In a previous post, I wrote about the ‘Récréations postales’ by Stéphane Mallarmé: this is a series of 89 quatrain poems that each encode an address to appear on the front of an envelope. They are addressed to friends of Mallarmé from Edouard Degas to his doctor. Special Collections at the Glasgow University Library own a complete manuscript copy of this work in Mallarmé’s own hand. We’re very pleased to announce that we are launching an online translation case study using some of these poems on this site for the Decadence and Translation Network.

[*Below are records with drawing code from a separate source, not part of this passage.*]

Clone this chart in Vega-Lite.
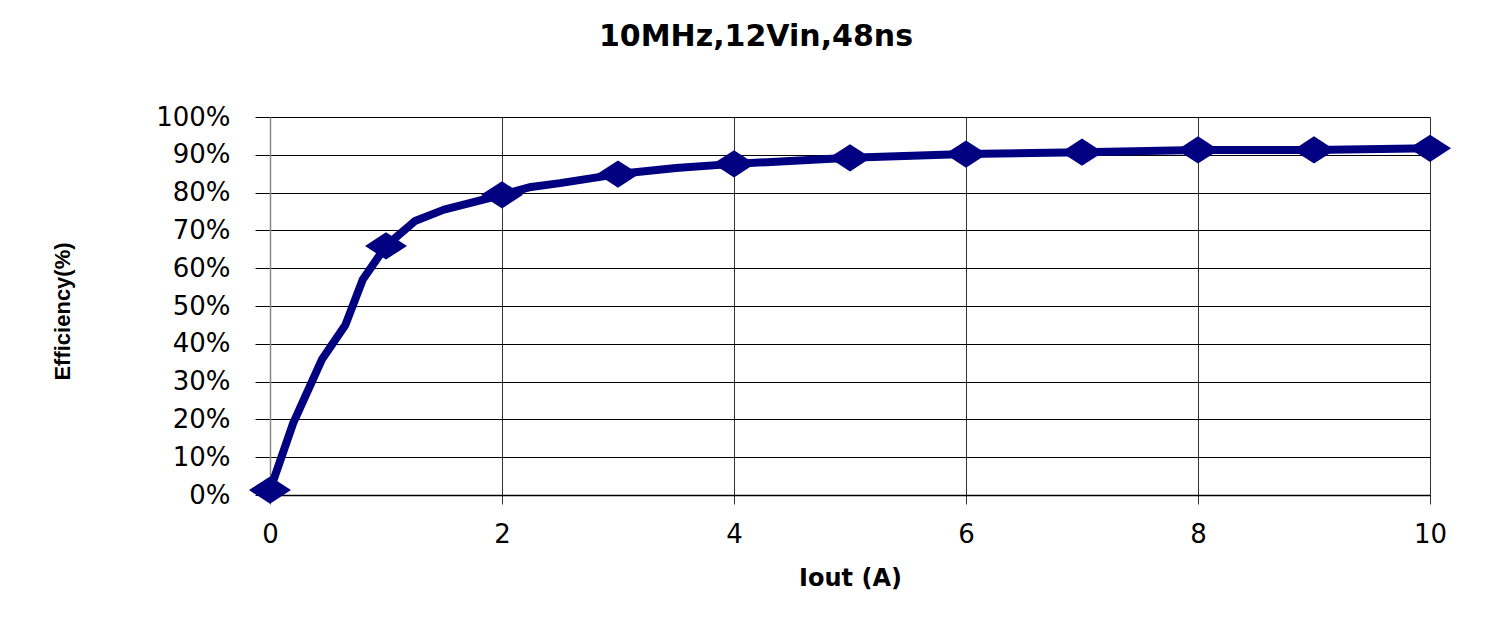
{
  "$schema": "https://vega.github.io/schema/vega-lite/v6.json",
  "width": 1160,
  "height": 378,
  "autosize": "none",
  "padding": {"left": 270, "top": 117, "right": 74, "bottom": 126},
  "background": "white",
  "config": {"view": {"stroke": null}},
  "title": {
    "text": "10MHz,12Vin,48ns",
    "font": "DejaVu Sans",
    "fontSize": 30,
    "fontWeight": "bold",
    "color": "#000",
    "anchor": "middle",
    "frame": "group",
    "baseline": "alphabetic",
    "dx": -94,
    "offset": 28
  },
  "datasets": {
    "curve": [
      {"Iout": 0, "Efficiency": 1.3},
      {"Iout": 0.2, "Efficiency": 19},
      {"Iout": 0.45, "Efficiency": 36},
      {"Iout": 0.65, "Efficiency": 45},
      {"Iout": 0.8, "Efficiency": 57},
      {"Iout": 1, "Efficiency": 65.9},
      {"Iout": 1.25, "Efficiency": 72.5},
      {"Iout": 1.5, "Efficiency": 75.5},
      {"Iout": 2, "Efficiency": 79.4},
      {"Iout": 2.25, "Efficiency": 81.5},
      {"Iout": 2.5, "Efficiency": 82.5},
      {"Iout": 3, "Efficiency": 84.9},
      {"Iout": 3.5, "Efficiency": 86.5},
      {"Iout": 4, "Efficiency": 87.6},
      {"Iout": 5, "Efficiency": 89.2},
      {"Iout": 6, "Efficiency": 90.2},
      {"Iout": 7, "Efficiency": 90.7},
      {"Iout": 8, "Efficiency": 91.3},
      {"Iout": 9, "Efficiency": 91.3},
      {"Iout": 10, "Efficiency": 91.7}
    ],
    "measured": [
      {"Iout": 0, "Efficiency": 1.3},
      {"Iout": 1, "Efficiency": 65.9},
      {"Iout": 2, "Efficiency": 79.4},
      {"Iout": 3, "Efficiency": 84.9},
      {"Iout": 4, "Efficiency": 87.6},
      {"Iout": 5, "Efficiency": 89.2},
      {"Iout": 6, "Efficiency": 90.2},
      {"Iout": 7, "Efficiency": 90.7},
      {"Iout": 8, "Efficiency": 91.3},
      {"Iout": 9, "Efficiency": 91.3},
      {"Iout": 10, "Efficiency": 91.7}
    ]
  },
  "encoding": {
    "x": {
      "field": "Iout",
      "type": "quantitative",
      "scale": {"domain": [0, 10], "nice": false, "zero": false},
      "axis": {
        "title": "Iout (A)",
        "values": [0, 2, 4, 6, 8, 10],
        "grid": true,
        "gridColor": "#333",
        "gridWidth": 1,
        "domain": true,
        "domainColor": "#000",
        "domainWidth": 1.5,
        "ticks": true,
        "tickColor": "#333",
        "tickSize": 9,
        "labelFont": "DejaVu Sans",
        "labelFontSize": 26,
        "labelColor": "#000",
        "labelBaseline": "alphabetic",
        "labelPadding": 38,
        "labelFlush": false,
        "titleFont": "DejaVu Sans",
        "titleFontSize": 24,
        "titleFontWeight": "bold",
        "titleColor": "#000",
        "titleBaseline": "alphabetic",
        "titleX": 580,
        "titleY": 90
      }
    },
    "y": {
      "field": "Efficiency",
      "type": "quantitative",
      "scale": {"domain": [0, 100], "nice": false},
      "axis": {
        "title": "Efficiency(%)",
        "values": [0, 10, 20, 30, 40, 50, 60, 70, 80, 90, 100],
        "labelExpr": "datum.value + '%'",
        "grid": true,
        "gridColor": "#000",
        "gridWidth": 1.2,
        "domain": true,
        "domainColor": "#888",
        "domainWidth": 1.5,
        "ticks": true,
        "tickColor": "#000",
        "tickSize": 15,
        "labelFont": "DejaVu Sans",
        "labelFontSize": 26,
        "labelColor": "#000",
        "labelPadding": 25,
        "labelBaseline": "middle",
        "labelFlush": false,
        "titleFont": "Liberation Sans",
        "titleFontSize": 22,
        "titleFontWeight": "bold",
        "titleColor": "#000",
        "titleAngle": -90,
        "titleAlign": "center",
        "titleBaseline": "middle",
        "titleX": -208,
        "titleY": 194
      }
    }
  },
  "layer": [
    {
      "data": {"name": "curve"},
      "mark": {"type": "line", "color": "#000080", "strokeWidth": 8, "strokeJoin": "round", "strokeCap": "round"}
    },
    {
      "data": {"name": "measured"},
      "mark": {"type": "point", "shape": "M-1,0L0,-0.65L1,0L0,0.65Z", "size": 1764, "filled": true, "color": "#000080", "opacity": 1}
    }
  ]
}
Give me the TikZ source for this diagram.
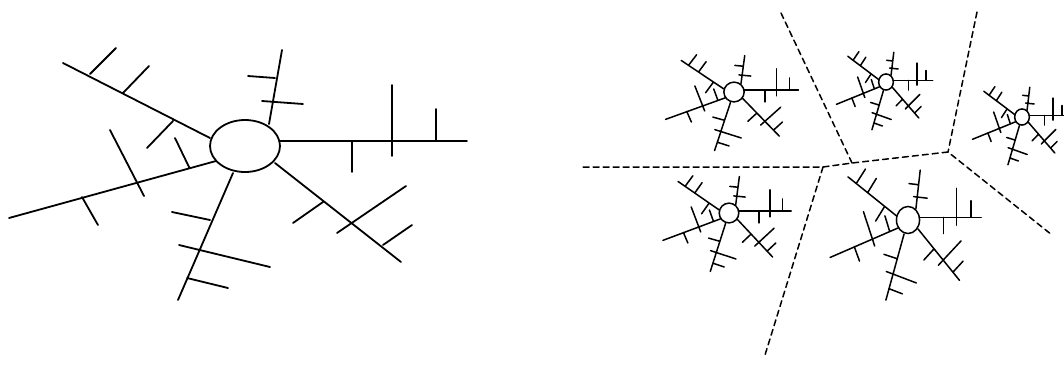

As a translation exercise, these poems present a fascinating challenge. For they not only turn postal addresses into poems, Mallarmé also built in-jokes into them about the nature of his friendship with the people he was addressing. Further evidence of this surfaced at our last event, when I presented material from the case study to the network:
MS Whistler 206 01 – (c) University of Glasgow
Rue, as-tu peur ! de Sèvres onze
Subtil logis où rappliqua
Satan tout haut traité de gonze
Par Huysmans qu’il nomme J.K.
You’ll find a manuscript version of this quatrain addressed to the Decadent novelist, J.K. Huysmans online here. As part of our digital edition of Mallarmé’s poem, we’ve supplied the following plain prose translation:
11 Rue de Sèvres (are you scared!), a sneaky lodging where Huysmans hosts in public his old pal Satan, who calls him J.K.

J.K. Huysmans
At our London event, we were lucky enough to have Brendan King as a participant in our roundtable discussion of publishing Decadence in Translation today. As well as publishing translations of Huysmans’ novels with Dedalus books, Brendan has also overseen the publication of an updated version of Robert Baldick’s classic biography of Huysmans too. So Brendan was very excited to see this particular quatrain – he drew our attention to the fact that Mallarmé’s rhyme of ‘rappliqua’ and ‘J.K.’ (pronounced ‘Gee-kah’) reflects a very specific privilege. As Myriam Harry records in Trois ombres(1932), only intimate friends got to call Huysmans ‘jika’, or Jay Kay, as it would be in English. Mallarmé’s choice rhyme builds his friendship with Huysmans into the very form of the poem.
Is such friendship translatable? In our case study, we’re hoping that you – our readers online from across Europe and the rest of the world – will rise to the challenge of finding ways and forms to translate these peculiar and challenging poems. We’ve posted digital scans of the manuscripts of seven quatrains with basic transcriptions and translations, along with some notes to provide background information. And now we’re asking you to post versions of these quatrains – in whatever form or language they catch your imagination – using the comment facility (‘Leave a reply’) on our site. You’ll see that one or two network members have already given it a go.